The competitors to those arguments in liberalism are conservatism, nationalism and big-staters which would probably be called socialists in years past.

I wish those in the Au blogosphere that self-identify as left would call themselves progressives instead. It would help isolate the non-liberal political movements as being in a minority as well.

Cam,
There does seem to be the need for the renewal of modern progressive liberalism to distinguish it from the equation of liberalism with economics and free markets.

some questions:

does Liberalism need to be progressive in order
to offer a resonant political narrative for modern Britain?

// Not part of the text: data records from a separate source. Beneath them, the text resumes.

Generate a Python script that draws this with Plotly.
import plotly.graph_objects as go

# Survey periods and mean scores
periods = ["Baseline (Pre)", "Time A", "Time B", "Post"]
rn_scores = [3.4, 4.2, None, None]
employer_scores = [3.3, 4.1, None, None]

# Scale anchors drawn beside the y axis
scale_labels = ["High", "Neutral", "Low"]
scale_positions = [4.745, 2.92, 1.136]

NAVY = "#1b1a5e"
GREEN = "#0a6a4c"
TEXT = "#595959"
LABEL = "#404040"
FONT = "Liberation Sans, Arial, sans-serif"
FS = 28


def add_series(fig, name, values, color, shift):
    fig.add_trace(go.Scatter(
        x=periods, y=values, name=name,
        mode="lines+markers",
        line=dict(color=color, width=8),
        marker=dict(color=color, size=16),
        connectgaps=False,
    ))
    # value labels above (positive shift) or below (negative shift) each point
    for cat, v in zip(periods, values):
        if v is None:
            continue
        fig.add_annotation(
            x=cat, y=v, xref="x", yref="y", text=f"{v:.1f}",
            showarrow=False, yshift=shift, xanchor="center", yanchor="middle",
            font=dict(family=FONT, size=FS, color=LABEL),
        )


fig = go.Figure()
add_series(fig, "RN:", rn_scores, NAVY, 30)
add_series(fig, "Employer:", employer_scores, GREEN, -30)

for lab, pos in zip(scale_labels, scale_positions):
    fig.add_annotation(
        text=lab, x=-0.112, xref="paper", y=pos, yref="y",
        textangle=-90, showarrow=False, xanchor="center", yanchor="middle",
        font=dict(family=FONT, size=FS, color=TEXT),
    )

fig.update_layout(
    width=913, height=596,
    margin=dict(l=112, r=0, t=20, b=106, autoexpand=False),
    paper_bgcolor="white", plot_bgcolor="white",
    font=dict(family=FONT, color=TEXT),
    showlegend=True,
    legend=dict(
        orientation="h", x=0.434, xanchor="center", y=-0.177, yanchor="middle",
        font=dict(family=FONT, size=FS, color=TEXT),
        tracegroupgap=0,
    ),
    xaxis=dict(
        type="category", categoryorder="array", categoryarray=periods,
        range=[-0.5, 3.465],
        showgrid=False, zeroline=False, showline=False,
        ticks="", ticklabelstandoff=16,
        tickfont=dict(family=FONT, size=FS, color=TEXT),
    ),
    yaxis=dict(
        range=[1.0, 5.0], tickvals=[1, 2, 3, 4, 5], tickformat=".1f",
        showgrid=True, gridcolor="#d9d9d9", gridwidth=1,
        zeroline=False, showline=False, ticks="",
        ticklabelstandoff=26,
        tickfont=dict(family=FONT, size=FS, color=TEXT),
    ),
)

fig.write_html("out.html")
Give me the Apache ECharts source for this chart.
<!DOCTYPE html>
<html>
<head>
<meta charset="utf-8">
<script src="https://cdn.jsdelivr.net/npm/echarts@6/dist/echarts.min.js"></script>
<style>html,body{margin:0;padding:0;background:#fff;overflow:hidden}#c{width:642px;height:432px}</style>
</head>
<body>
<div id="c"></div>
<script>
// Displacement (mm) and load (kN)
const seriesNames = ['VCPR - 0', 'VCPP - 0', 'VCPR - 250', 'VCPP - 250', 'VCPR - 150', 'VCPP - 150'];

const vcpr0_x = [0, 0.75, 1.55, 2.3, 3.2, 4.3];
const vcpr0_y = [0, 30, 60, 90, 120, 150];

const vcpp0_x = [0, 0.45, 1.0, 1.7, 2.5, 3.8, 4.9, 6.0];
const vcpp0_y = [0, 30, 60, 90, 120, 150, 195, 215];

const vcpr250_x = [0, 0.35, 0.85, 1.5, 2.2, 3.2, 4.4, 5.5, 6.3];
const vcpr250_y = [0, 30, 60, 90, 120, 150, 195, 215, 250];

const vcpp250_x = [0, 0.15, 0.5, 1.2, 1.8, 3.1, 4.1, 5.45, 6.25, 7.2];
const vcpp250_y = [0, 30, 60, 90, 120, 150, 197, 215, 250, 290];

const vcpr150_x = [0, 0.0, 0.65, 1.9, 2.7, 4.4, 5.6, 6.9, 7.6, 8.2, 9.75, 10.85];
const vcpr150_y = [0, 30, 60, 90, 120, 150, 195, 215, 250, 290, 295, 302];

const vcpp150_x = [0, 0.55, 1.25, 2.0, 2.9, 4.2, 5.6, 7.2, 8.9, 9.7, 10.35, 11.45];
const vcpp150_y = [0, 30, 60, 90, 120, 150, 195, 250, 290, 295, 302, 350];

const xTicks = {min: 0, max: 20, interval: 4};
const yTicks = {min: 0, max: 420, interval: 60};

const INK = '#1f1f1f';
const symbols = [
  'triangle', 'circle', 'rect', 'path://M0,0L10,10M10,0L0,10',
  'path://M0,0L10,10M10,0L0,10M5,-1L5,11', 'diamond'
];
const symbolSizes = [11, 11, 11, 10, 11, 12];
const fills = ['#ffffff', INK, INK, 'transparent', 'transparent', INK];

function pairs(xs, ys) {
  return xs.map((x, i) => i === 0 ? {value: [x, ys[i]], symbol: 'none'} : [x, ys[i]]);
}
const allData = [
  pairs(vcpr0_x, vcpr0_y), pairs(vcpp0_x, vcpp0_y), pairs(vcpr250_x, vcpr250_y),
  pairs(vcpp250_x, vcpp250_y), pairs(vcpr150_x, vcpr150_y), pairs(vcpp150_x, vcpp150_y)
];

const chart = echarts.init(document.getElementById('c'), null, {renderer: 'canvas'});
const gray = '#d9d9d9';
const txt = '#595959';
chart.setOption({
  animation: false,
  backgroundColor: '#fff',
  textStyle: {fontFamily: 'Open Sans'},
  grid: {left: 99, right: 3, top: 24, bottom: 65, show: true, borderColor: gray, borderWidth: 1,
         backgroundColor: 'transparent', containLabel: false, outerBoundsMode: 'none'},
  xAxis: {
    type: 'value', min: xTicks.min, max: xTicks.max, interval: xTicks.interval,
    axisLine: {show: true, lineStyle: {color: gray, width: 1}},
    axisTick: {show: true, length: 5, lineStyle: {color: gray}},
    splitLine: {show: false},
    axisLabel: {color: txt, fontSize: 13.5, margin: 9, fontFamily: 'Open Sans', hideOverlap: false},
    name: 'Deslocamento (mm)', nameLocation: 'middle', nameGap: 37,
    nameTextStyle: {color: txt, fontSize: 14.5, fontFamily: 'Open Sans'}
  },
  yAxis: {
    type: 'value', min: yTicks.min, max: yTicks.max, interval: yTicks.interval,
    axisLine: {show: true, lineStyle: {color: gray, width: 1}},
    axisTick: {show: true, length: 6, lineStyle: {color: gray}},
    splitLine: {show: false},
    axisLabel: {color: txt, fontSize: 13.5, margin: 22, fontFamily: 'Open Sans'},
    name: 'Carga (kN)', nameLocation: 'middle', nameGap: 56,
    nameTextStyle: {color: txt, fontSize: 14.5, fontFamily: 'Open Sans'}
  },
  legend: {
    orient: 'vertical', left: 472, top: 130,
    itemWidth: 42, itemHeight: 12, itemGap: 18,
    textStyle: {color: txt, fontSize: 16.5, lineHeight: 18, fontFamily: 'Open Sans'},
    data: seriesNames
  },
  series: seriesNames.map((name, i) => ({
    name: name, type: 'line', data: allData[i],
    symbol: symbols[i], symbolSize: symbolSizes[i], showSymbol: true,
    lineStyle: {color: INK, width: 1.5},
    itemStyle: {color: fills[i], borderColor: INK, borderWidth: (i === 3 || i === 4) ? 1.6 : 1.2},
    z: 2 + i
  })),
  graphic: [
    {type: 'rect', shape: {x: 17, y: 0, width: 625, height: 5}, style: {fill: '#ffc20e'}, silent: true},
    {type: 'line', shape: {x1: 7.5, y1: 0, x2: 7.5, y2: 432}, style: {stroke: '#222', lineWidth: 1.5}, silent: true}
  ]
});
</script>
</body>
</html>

Should modern Liberals is to develop a policy agenda and role for the state that would genuinely tackle class inequalities?

The term "progressive" is even vaguer in the U.S.A., ranging from centrist neo-liberals like the Clintonistas, to left-liberals, left economic populists, and a rather vaguely defined more left than liberal. But what I find missing from your description of "progressivism" beyond egalitarian focus on distributional issues and debates over equality of opportunities vs. outcomes, is the issue of public regulation and public investment in determining social goals and the direction of societal development, which doesn't necessarily require any sort of central planning, nor even state-directed initiative, but does require at least a strong enought state and its legal authority to stand up to and counteract the effects of concentrated private interests, which goes to the capture and corruption of the state and public politics by those interests and the persistent undermining of any robust public sphere, which can hold both state and private power accountable.

John,
I fully agree with your comments. Here is Virginia Postrel in her 1999 Mont Pelerin Society speech:

The most potent challenge to markets today, and to liberal ideals more generally, is not about fairness. It is about stability and control—not as choices in our lives as individuals, but as a policy for society as a whole. It is the argument that markets are disruptive and chaotic, that they make the future unpredictable, and that they serve too many diverse values rather than “one best way.” The most important challenge to markets today is not the ideology of socialism but the ideology of stasis, the notion that the good society is one of stability, predictability, and control. The role of the state, in this view, therefore, is not so much to reallocate wealth as it is to curb, direct, or end unpredictable market evolution.

She says that while the last century’s greatest threats to liberty, prosperity, and peace came from totalitarian nation-states, today’s come from transnational organizations—ranging from imperialistic regulators (the European Union)and statists of all stripes.

Should modern Liberals develop a policy agenda and role for the state that would genuinely tackle class inequalities?

Cant answer for others, or other doctrines, but republicanism does not see the state as an evil. There are limits to what the state can do, after political technologies have their own flaws, and a liberal republican political technologies are better than any others atm in producing positive outcomes.

For instance Deniehy was a big proponent of public education and libraries. I agree with him, I cannot see how our present state of civic and economic virtue can be maintained without it. Because education requires a universal approach, the only social entity with that reach and capitalisation is the state. So it must have a roll in this, if for no other reason than the private sector cannot provide a complete solution. It can provide a partial solution of course, and where the market is superior the state should absolutely bow out, if not defer to the market even if the outcome is not certain yet.

From the progressive point of view? Like polemica and larvatus prodeo, they better come up with a positive role for the state in that situation or otherwise their political solutions will be made directly obsolescent by stricter forms of liberalism and republicanism. Then again, if there is no role for the state in those situations then the progressives are liberals and republicans anyway.